Elle était la voix française – et anglaise – de Nanni Moretti. Romancière et traductrice, elle était la meilleure interprète des humeurs et des accents morettiens. Silvia Bonucci est morte, jeudi dernier, le 28 mai, dans un accident de voiture à Piombino alors qu’elle se rendait dans sa Maremma, sa Toscane d’élection. Elle avait 51 ans et une ironie tendre et pétillante.
Sur les plateaux et dans les festivals (encore à Cannes, il y a quelques jours), Silvia Bonucci avait un statut aussi indéfinissable qu’essentiel auprès du réalisateur de « Caro Diario ». Traductrice, proche collaboratrice, actrice occasionnelle, subtile ambassadrice, inspiratrice discrète, Silvia occupait une place à part dans l’univers morettien qui évidemment ne résumait pas sa vie. Elle avait publié trois romans dont le très beau « Voci d’un tempo » traduit en français par François Maspéro sous le titre « Retours à Trieste » (Seuil, 2007).

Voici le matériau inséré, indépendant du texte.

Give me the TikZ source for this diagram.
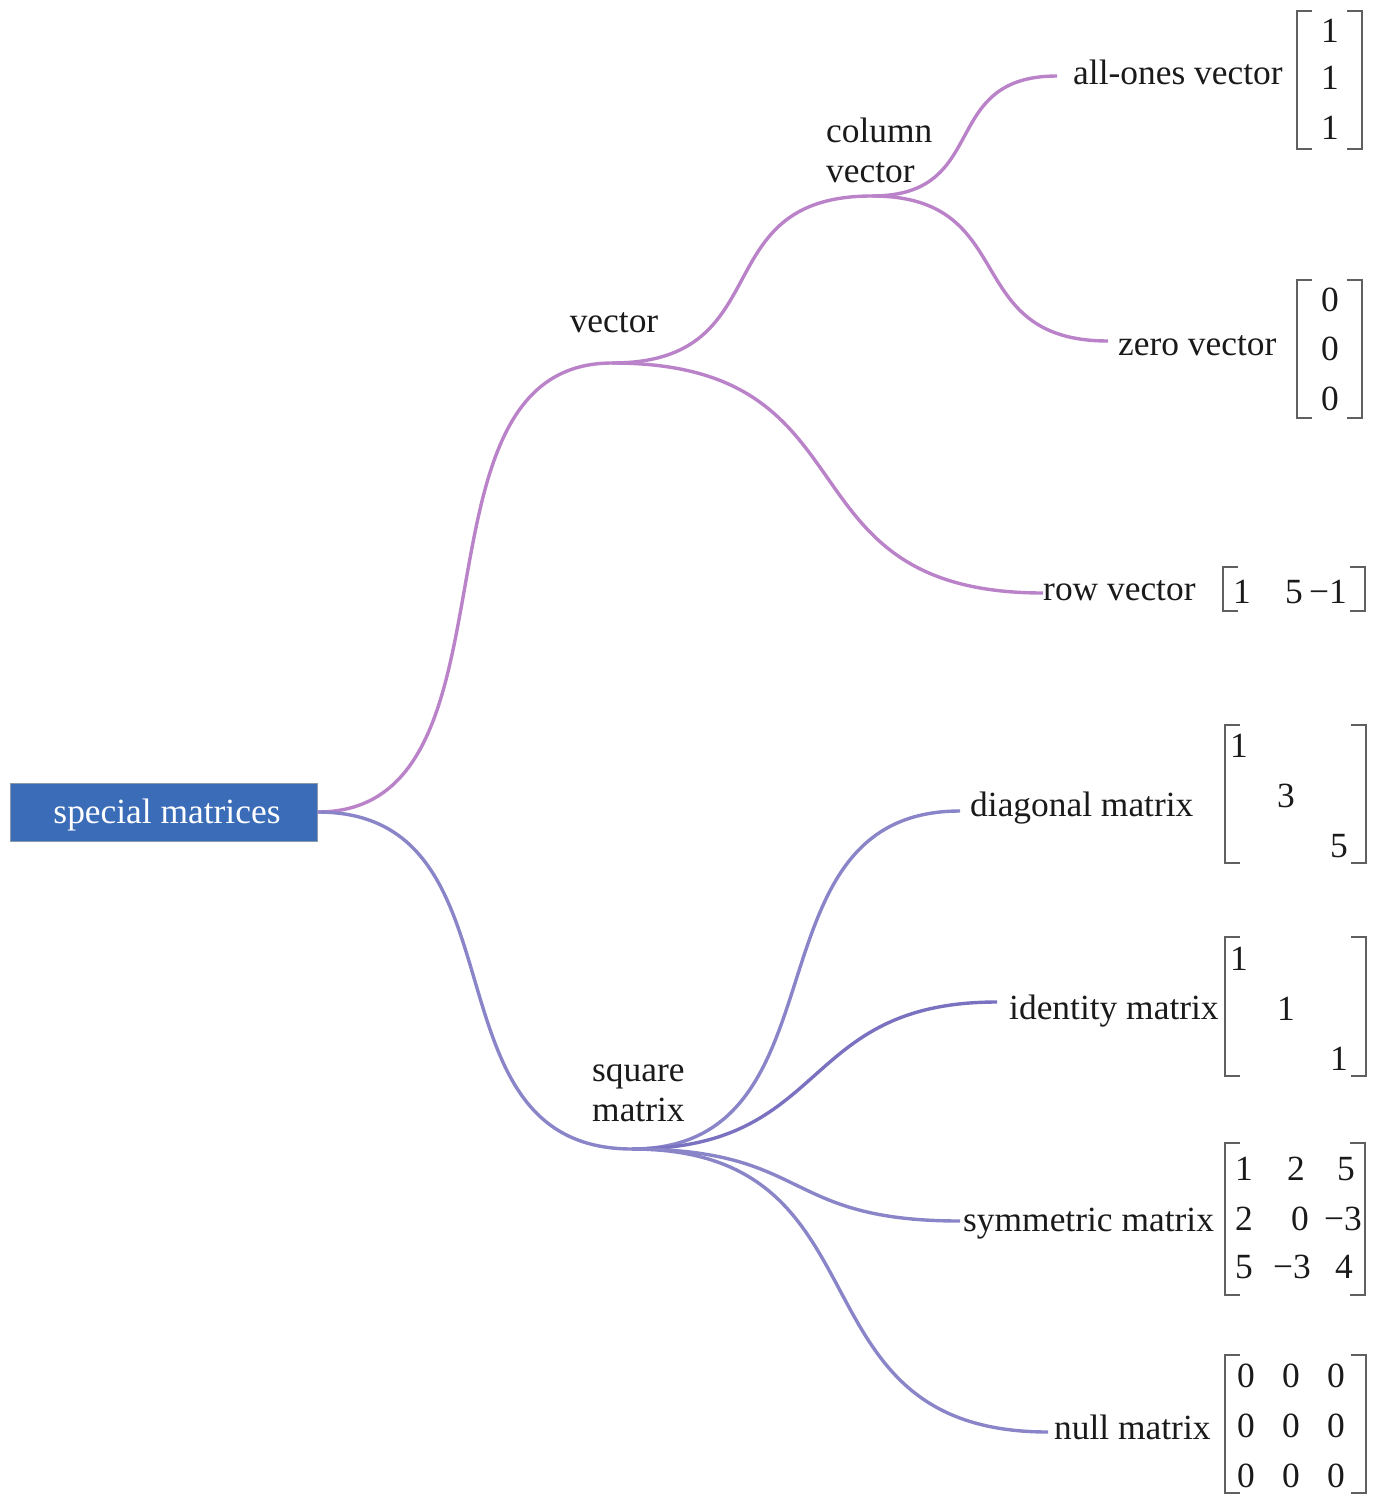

Intellectuelle engagée, elle avait initié en 2002 (toujours avec Moretti), le mouvement des « Girotondi » (les farandoles autour des bâtiments publics) qui luttait contre les lois anticonstitutionnelles de Silvio Berlusconi. Toujours, Silvia a été une voix critique vis-à-vis d’un centre gauche démissionnaire mais sans jamais accepter l’antipolitique exacerbé de certains de ses amis.
Je l’avais rencontrée en 2003 dans l’exercice de ses fonctions : elle assurait la traduction de l’entretien que je réalisais avec Nanni Moretti sur la scène du Palais (encore) des Beaux-Arts à Bruxelles. Elle le rendit possible… et même chaleureux (ce qui n’était pas gagné d’avance). Ensuite, elle assura la traduction des dialogues et du texte de mon film « Il Fare Politica » restituant avec rigueur et chaleur les paroles de ces militants communistes toscans qui étaient aussi sa famille nostalgique. Sa vie s’est arrêtée dans un choc frontal à Piombino, comme dans un film tragique et cruel.